Baseball America picks an unusual suspect as Mariners' 2026 breakout prospect

Breakout hype meets roster crunch.
St. Louis Cardinals v Seattle Mariners
St. Louis Cardinals v Seattle Mariners | Alika Jenner/GettyImages

Baseball America dug deep for their 2026 breakout prospect pick for the Seattle Mariners, and they didn’t land on the usual buzz-name from the organization’s upper tiers. Instead, they pointed to 2025 second-round pick Luke Stevenson.

On draft day, the book on Stevenson was pretty simple: elite defender, bat TBD. Even the most optimistic amateur scouts described the hit tool as “developing,” which is the polite way of saying “we’re crossing our fingers here.” And then Stevenson went out and made everyone look overly cautious. In 22 games with Single-A Modesto, he slashed .280/.460/.400, walking a ton, whiffing very little, and showing real pop when he got his arms extended.

Baseball America just circled Luke Stevenson as the Mariners catcher who could rocket into the Top 100

The numbers alone are encouraging — Power Four college bats should be able to handle Low-A pitching — but Stevenson’s underlying data tells the real story. A 15.1 percent zone-whiff rate is no joke for a freshly drafted catcher and his 104.9 mph 90th-percentile exit velocity hints at average-or-better raw pop. 

Combine that with Stevenson’s already-advanced defensive work, and Baseball America may have stumbled into the kind of breakout selection that ages extremely well.

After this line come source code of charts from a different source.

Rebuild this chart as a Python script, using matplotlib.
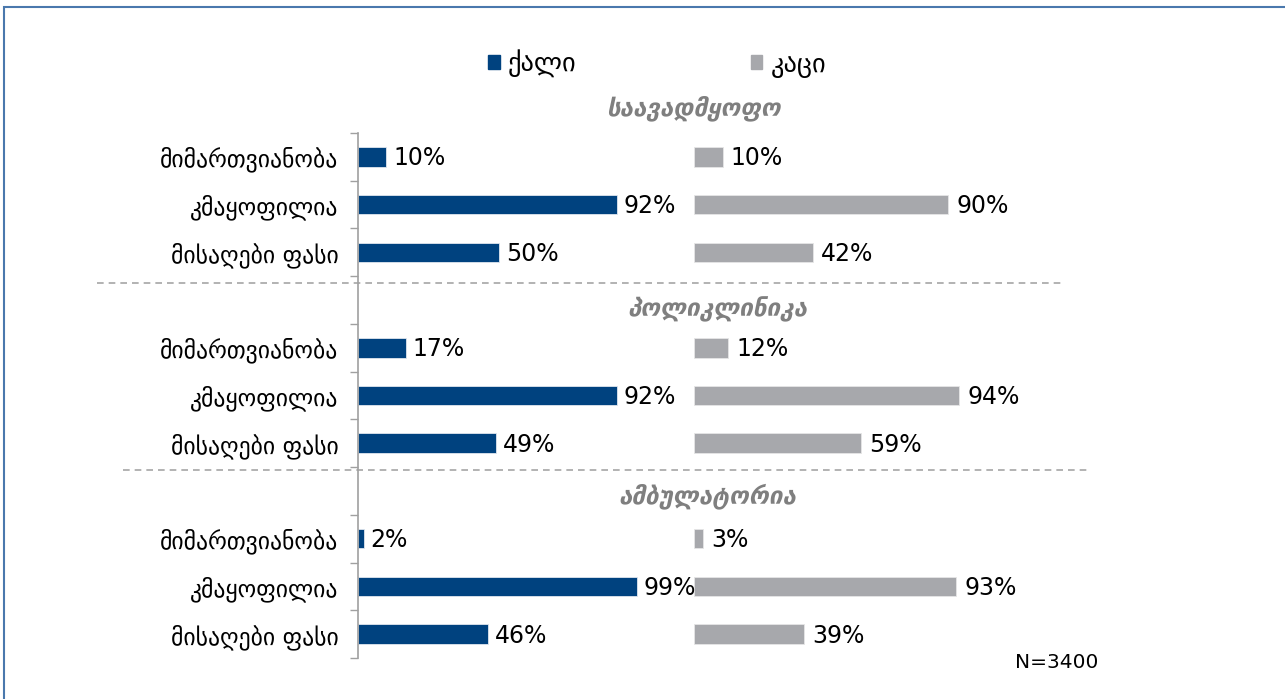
from matplotlib import pyplot as plt
from matplotlib.patches import Patch, Rectangle
import numpy as np

plt.rcParams['font.family'] = ['DejaVu Sans']

groups = ['საავადმყოფო', 'პოლიკლინიკა', 'ამბულატორია']
cats = ['მიმართვიანობა', 'კმაყოფილია', 'მისაღები ფასი']
female = [[10, 92, 50], [17, 92, 49], [2, 99, 46]]
male = [[10, 90, 42], [12, 94, 59], [3, 93, 39]]
series = ['ქალი', 'კაცი']
note = 'N=3400'

blue = '#00427f'
grey = '#a7a8ac'
shift = 119.5  # male bars start further right on the same axis

W, H = 1285, 699
fig = plt.figure(figsize=(W / 100, H / 100), dpi=100)

# frame round the chart (right and bottom edges fall outside the image)
fig.patches.append(Rectangle((4 / W, -0.1), 1.2, 1.1 - 7 / H, transform=fig.transFigure,
                             fill=False, edgecolor='#4a78ad', linewidth=1.5))

ax = fig.add_axes([358 / W, 1 - 658 / H, 732 / W, 525 / H])

# rows: 3 per group with an empty row between groups
rows = []
labels = []
for g in range(len(groups)):
    for c in range(len(cats)):
        rows.append(g * 4 + c)
        labels.append(cats[c])
rows = np.array(rows)
fvals = np.array(female).ravel()
mvals = np.array(male).ravel()

ax.barh(rows, fvals, height=0.41, color=blue, edgecolor='#dfe6ef', linewidth=0.6)
ax.barh(rows, mvals, left=shift, height=0.41, color=grey, edgecolor='#e6e6e6', linewidth=0.6)

for y, v in zip(rows, fvals):
    ax.annotate('%d%%' % v, (v, y), xytext=(5, -1), textcoords='offset points',
                va='center', ha='left', fontsize=17)
for y, v in zip(rows, mvals):
    ax.annotate('%d%%' % v, (shift + v, y), xytext=(6, -1), textcoords='offset points',
                va='center', ha='left', fontsize=17)

ax.set_xlim(0, 260)
ax.set_ylim(10.5, -0.5)
ax.set_yticks(rows)
ax.set_yticklabels(labels, fontsize=17)
ax.tick_params(axis='y', which='major', length=0, pad=14)
ax.set_yticks(np.arange(-0.5, 11, 1), minor=True)
ax.tick_params(axis='y', which='minor', length=6, color='#a0a0a0', width=1)
ax.set_xticks([])
for s in ['top', 'right', 'bottom']:
    ax.spines[s].set_visible(False)
ax.spines['left'].set_color('#a0a0a0')
ax.spines['left'].set_linewidth(1.2)

# group titles
for g, x, y in zip(groups, [119, 127.5, 124], [-1.02, 3.2, 7.1]):
    ax.text(x, y, g, ha='center', va='center', fontsize=17.5, fontweight='bold',
            fontstyle='italic', color='#7f7f7f', clip_on=False)

# dashed separators
for y, x0, x1 in [(2.64, 97, 1062), (6.56, 123, 1088)]:
    ax.plot([(x0 - 358) / 2.815, (x1 - 358) / 2.815], [y, y], ls=(0, (4, 3)),
            color='#a6a6a6', lw=1.2, clip_on=False)

handles = [Patch(color=blue), Patch(color=grey)]
fig.legend(handles, series, loc='center', bbox_to_anchor=(657 / W, 1 - 64 / H),
           ncol=2, frameon=False, fontsize=19, handlelength=0.45, handleheight=0.45,
           handletextpad=0.3, columnspacing=6.6)

fig.text(1015 / W, 1 - 662 / H, note, ha='left', va='center', fontsize=14.5)

fig.savefig('out.png', dpi=100)
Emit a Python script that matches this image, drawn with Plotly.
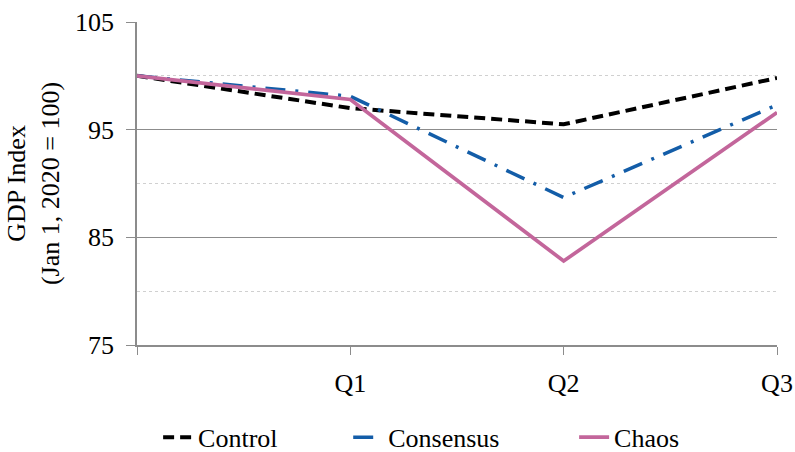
import plotly.graph_objects as go

categories = ["", "Q1", "Q2", "Q3"]
control = [100.0, 97.0, 95.5, 99.8]
consensus = [100.0, 98.1, 88.7, 97.3]
chaos = [100.0, 97.8, 82.8, 96.6]

x = list(range(len(categories)))
font = "Liberation Serif, Times New Roman, serif"
FS = 26

fig = go.Figure()
fig.add_trace(go.Scatter(x=x, y=control, name="Control", mode="lines", legend="legend",
                         line=dict(color="#000000", width=4, dash="11px,6px")))
fig.add_trace(go.Scatter(x=x, y=consensus, name="Consensus", mode="lines", legend="legend2",
                         line=dict(color="#135DA8", width=3.5, dash="20px,10px,3px,10px")))
fig.add_trace(go.Scatter(x=x, y=chaos, name="Chaos", mode="lines", legend="legend3",
                         line=dict(color="#C3669B", width=3.7)))

leg = dict(orientation="h", xanchor="left", y=-0.213, yanchor="top",
           font=dict(family=font, size=FS), bgcolor="rgba(0,0,0,0)")
fig.update_layout(
    width=795, height=452,
    margin=dict(l=137, r=18, t=22, b=107, autoexpand=False),
    paper_bgcolor="white", plot_bgcolor="white",
    font=dict(family=font, size=FS, color="#000000"),
    showlegend=True,
    legend=dict(leg, x=0.033),
    legend2=dict(leg, x=0.330),
    legend3=dict(leg, x=0.683),
)
fig.update_xaxes(
    range=[0, 3], tickmode="array", tickvals=x, ticktext=categories,
    showgrid=False, showline=True, linecolor="#8C8C8C", linewidth=1.5,
    ticks="outside", ticklen=8, tickcolor="#8C8C8C", ticklabelstandoff=6,
    zeroline=False, automargin=False,
)
fig.update_yaxes(
    range=[75, 105], tickvals=[75, 85, 95, 105],
    showgrid=True, gridcolor="#8C8C8C", gridwidth=1.2,
    showline=True, linecolor="#8C8C8C", linewidth=1.5,
    ticks="outside", ticklen=9, tickcolor="#8C8C8C", ticklabelstandoff=7,
    zeroline=False, automargin=False,
    minor=dict(tickvals=[80, 90, 100], showgrid=True, gridcolor="#D0D0D0",
               griddash="dot", gridwidth=1, ticks=""),
    title=dict(text="GDP Index<br>(Jan 1, 2020 = 100)", standoff=8,
               font=dict(family=font, size=FS)),
)

fig.write_html("out.html", config={"displayModeBar": False},
               post_script="document.body.style.margin='0';")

But if Stevenson does break out in 2026, things get complicated in a hurry. Seattle is already navigating a catching logjam that most teams would kill for. Cal Raleigh isn’t going anywhere. Harry Ford is still one of the most intriguing, athletic catching prospects in baseball. And Stevenson? Well… there are only so many innings to go around.

That’s where the questions start bubbling up. Does Stevenson become a trade chip if he forces the issue? He might already be trending that way. He appeared in our recent ranking of four prospects the Mariners could consider shopping this offseason. Catching is one of the sport’s most valuable currencies, and a defensively gifted backstop who can actually hit is basically baseball’s version of Bitcoin.

There’s also a scenario where Stevenson accelerates through the system so quickly that the Mariners have no choice but to rethink the organizational puzzle. If he’s legit, someone eventually has to move, and the most logical candidate is Ford — whether that means shifting him to the outfield, or turning him into the kind of ultra-versatile cornerstone player Seattle seems determined to develop.

This pick isn’t flashy, but it’s fascinating. A breakout from a catcher the Mariners didn’t need could end up forcing a long-term decision they can’t avoid.